**Listed entries**.
◇ ◇ ◇ ◇ ◇

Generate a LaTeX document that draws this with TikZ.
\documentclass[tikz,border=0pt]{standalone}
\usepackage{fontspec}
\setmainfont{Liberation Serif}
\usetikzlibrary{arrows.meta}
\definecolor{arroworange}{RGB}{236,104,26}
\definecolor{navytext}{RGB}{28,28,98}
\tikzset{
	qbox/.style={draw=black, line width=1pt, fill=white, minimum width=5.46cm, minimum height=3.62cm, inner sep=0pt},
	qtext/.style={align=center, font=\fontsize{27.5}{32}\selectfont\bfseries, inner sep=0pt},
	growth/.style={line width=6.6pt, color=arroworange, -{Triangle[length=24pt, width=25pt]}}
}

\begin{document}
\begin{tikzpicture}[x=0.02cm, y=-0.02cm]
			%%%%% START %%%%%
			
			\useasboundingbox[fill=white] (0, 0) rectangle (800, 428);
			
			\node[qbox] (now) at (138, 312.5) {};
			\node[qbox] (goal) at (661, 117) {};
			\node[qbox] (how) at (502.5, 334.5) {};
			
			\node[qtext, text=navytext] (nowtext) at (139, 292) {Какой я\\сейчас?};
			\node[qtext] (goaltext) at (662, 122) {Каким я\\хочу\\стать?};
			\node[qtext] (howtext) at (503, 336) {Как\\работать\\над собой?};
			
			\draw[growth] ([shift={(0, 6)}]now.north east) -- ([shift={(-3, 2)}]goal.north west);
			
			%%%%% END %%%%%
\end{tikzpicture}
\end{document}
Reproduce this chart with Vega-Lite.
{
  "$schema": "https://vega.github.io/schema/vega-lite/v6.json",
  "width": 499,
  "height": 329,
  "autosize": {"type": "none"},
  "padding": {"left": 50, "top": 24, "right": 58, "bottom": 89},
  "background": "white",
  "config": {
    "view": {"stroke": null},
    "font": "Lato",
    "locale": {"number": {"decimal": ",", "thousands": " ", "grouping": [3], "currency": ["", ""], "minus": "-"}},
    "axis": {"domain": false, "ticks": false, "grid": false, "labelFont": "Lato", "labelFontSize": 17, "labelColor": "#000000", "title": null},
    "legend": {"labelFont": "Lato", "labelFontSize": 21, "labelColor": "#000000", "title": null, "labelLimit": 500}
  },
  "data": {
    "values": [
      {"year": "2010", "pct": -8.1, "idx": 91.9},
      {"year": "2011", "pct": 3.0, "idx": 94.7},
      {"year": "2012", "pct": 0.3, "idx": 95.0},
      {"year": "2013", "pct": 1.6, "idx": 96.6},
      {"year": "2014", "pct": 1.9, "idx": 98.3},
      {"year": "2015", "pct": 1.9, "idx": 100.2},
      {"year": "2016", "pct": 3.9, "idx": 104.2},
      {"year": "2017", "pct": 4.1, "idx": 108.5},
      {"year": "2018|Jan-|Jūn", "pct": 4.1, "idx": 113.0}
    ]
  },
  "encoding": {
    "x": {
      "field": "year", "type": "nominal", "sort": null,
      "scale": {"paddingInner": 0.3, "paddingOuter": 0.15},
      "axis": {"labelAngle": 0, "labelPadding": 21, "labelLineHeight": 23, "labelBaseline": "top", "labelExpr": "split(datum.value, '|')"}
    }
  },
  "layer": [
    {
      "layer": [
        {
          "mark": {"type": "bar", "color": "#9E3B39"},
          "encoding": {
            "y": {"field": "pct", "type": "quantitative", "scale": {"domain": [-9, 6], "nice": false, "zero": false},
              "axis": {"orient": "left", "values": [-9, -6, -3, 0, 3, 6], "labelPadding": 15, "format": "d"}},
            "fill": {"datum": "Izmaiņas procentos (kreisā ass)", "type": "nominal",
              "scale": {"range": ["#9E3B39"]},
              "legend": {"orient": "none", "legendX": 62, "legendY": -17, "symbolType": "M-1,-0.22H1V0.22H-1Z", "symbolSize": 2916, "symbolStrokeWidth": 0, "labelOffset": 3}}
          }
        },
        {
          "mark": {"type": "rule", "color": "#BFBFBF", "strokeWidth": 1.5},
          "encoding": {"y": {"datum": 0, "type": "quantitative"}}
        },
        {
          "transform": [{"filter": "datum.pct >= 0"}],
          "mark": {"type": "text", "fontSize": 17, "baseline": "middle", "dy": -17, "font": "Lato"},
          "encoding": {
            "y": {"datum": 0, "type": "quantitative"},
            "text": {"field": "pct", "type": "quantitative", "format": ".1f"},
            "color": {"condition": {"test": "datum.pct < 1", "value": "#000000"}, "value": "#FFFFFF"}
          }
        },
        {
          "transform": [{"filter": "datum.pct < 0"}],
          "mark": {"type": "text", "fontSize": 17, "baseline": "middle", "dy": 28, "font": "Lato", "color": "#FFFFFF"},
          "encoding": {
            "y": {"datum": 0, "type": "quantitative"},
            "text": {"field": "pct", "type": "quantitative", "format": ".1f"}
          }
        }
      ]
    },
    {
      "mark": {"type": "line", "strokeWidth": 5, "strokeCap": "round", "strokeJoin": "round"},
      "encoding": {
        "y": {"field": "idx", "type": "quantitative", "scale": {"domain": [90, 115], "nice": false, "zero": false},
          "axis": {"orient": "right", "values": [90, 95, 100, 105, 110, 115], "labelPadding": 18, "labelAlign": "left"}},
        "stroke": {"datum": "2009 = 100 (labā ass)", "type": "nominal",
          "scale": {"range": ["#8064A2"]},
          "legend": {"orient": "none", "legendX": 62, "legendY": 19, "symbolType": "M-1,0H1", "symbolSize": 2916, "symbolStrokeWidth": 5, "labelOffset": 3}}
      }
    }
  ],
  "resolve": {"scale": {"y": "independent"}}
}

◇ ◇ ◇ ◇ ◇

**The task**. Exactly as shown above, return every record.

**Task solution**.
Generate a LaTeX document that draws this with TikZ.
\documentclass[tikz,border=0pt]{standalone}
\usepackage{fontspec}
\setmainfont{Liberation Serif}
\usetikzlibrary{arrows.meta}
\definecolor{arroworange}{RGB}{236,104,26}
\definecolor{navytext}{RGB}{28,28,98}
\tikzset{
	qbox/.style={draw=black, line width=1pt, fill=white, minimum width=5.46cm, minimum height=3.62cm, inner sep=0pt},
	qtext/.style={align=center, font=\fontsize{27.5}{32}\selectfont\bfseries, inner sep=0pt},
	growth/.style={line width=6.6pt, color=arroworange, -{Triangle[length=24pt, width=25pt]}}
}

\begin{document}
\begin{tikzpicture}[x=0.02cm, y=-0.02cm]
			%%%%% START %%%%%
			
			\useasboundingbox[fill=white] (0, 0) rectangle (800, 428);
			
			\node[qbox] (now) at (138, 312.5) {};
			\node[qbox] (goal) at (661, 117) {};
			\node[qbox] (how) at (502.5, 334.5) {};
			
			\node[qtext, text=navytext] (nowtext) at (139, 292) {Какой я\\сейчас?};
			\node[qtext] (goaltext) at (662, 122) {Каким я\\хочу\\стать?};
			\node[qtext] (howtext) at (503, 336) {Как\\работать\\над собой?};
			
			\draw[growth] ([shift={(0, 6)}]now.north east) -- ([shift={(-3, 2)}]goal.north west);
			
			%%%%% END %%%%%
\end{tikzpicture}
\end{document}
Reproduce this chart with Vega-Lite.
{
  "$schema": "https://vega.github.io/schema/vega-lite/v6.json",
  "width": 499,
  "height": 329,
  "autosize": {"type": "none"},
  "padding": {"left": 50, "top": 24, "right": 58, "bottom": 89},
  "background": "white",
  "config": {
    "view": {"stroke": null},
    "font": "Lato",
    "locale": {"number": {"decimal": ",", "thousands": " ", "grouping": [3], "currency": ["", ""], "minus": "-"}},
    "axis": {"domain": false, "ticks": false, "grid": false, "labelFont": "Lato", "labelFontSize": 17, "labelColor": "#000000", "title": null},
    "legend": {"labelFont": "Lato", "labelFontSize": 21, "labelColor": "#000000", "title": null, "labelLimit": 500}
  },
  "data": {
    "values": [
      {"year": "2010", "pct": -8.1, "idx": 91.9},
      {"year": "2011", "pct": 3.0, "idx": 94.7},
      {"year": "2012", "pct": 0.3, "idx": 95.0},
      {"year": "2013", "pct": 1.6, "idx": 96.6},
      {"year": "2014", "pct": 1.9, "idx": 98.3},
      {"year": "2015", "pct": 1.9, "idx": 100.2},
      {"year": "2016", "pct": 3.9, "idx": 104.2},
      {"year": "2017", "pct": 4.1, "idx": 108.5},
      {"year": "2018|Jan-|Jūn", "pct": 4.1, "idx": 113.0}
    ]
  },
  "encoding": {
    "x": {
      "field": "year", "type": "nominal", "sort": null,
      "scale": {"paddingInner": 0.3, "paddingOuter": 0.15},
      "axis": {"labelAngle": 0, "labelPadding": 21, "labelLineHeight": 23, "labelBaseline": "top", "labelExpr": "split(datum.value, '|')"}
    }
  },
  "layer": [
    {
      "layer": [
        {
          "mark": {"type": "bar", "color": "#9E3B39"},
          "encoding": {
            "y": {"field": "pct", "type": "quantitative", "scale": {"domain": [-9, 6], "nice": false, "zero": false},
              "axis": {"orient": "left", "values": [-9, -6, -3, 0, 3, 6], "labelPadding": 15, "format": "d"}},
            "fill": {"datum": "Izmaiņas procentos (kreisā ass)", "type": "nominal",
              "scale": {"range": ["#9E3B39"]},
              "legend": {"orient": "none", "legendX": 62, "legendY": -17, "symbolType": "M-1,-0.22H1V0.22H-1Z", "symbolSize": 2916, "symbolStrokeWidth": 0, "labelOffset": 3}}
          }
        },
        {
          "mark": {"type": "rule", "color": "#BFBFBF", "strokeWidth": 1.5},
          "encoding": {"y": {"datum": 0, "type": "quantitative"}}
        },
        {
          "transform": [{"filter": "datum.pct >= 0"}],
          "mark": {"type": "text", "fontSize": 17, "baseline": "middle", "dy": -17, "font": "Lato"},
          "encoding": {
            "y": {"datum": 0, "type": "quantitative"},
            "text": {"field": "pct", "type": "quantitative", "format": ".1f"},
            "color": {"condition": {"test": "datum.pct < 1", "value": "#000000"}, "value": "#FFFFFF"}
          }
        },
        {
          "transform": [{"filter": "datum.pct < 0"}],
          "mark": {"type": "text", "fontSize": 17, "baseline": "middle", "dy": 28, "font": "Lato", "color": "#FFFFFF"},
          "encoding": {
            "y": {"datum": 0, "type": "quantitative"},
            "text": {"field": "pct", "type": "quantitative", "format": ".1f"}
          }
        }
      ]
    },
    {
      "mark": {"type": "line", "strokeWidth": 5, "strokeCap": "round", "strokeJoin": "round"},
      "encoding": {
        "y": {"field": "idx", "type": "quantitative", "scale": {"domain": [90, 115], "nice": false, "zero": false},
          "axis": {"orient": "right", "values": [90, 95, 100, 105, 110, 115], "labelPadding": 18, "labelAlign": "left"}},
        "stroke": {"datum": "2009 = 100 (labā ass)", "type": "nominal",
          "scale": {"range": ["#8064A2"]},
          "legend": {"orient": "none", "legendX": 62, "legendY": 19, "symbolType": "M-1,0H1", "symbolSize": 2916, "symbolStrokeWidth": 5, "labelOffset": 3}}
      }
    }
  ],
  "resolve": {"scale": {"y": "independent"}}
}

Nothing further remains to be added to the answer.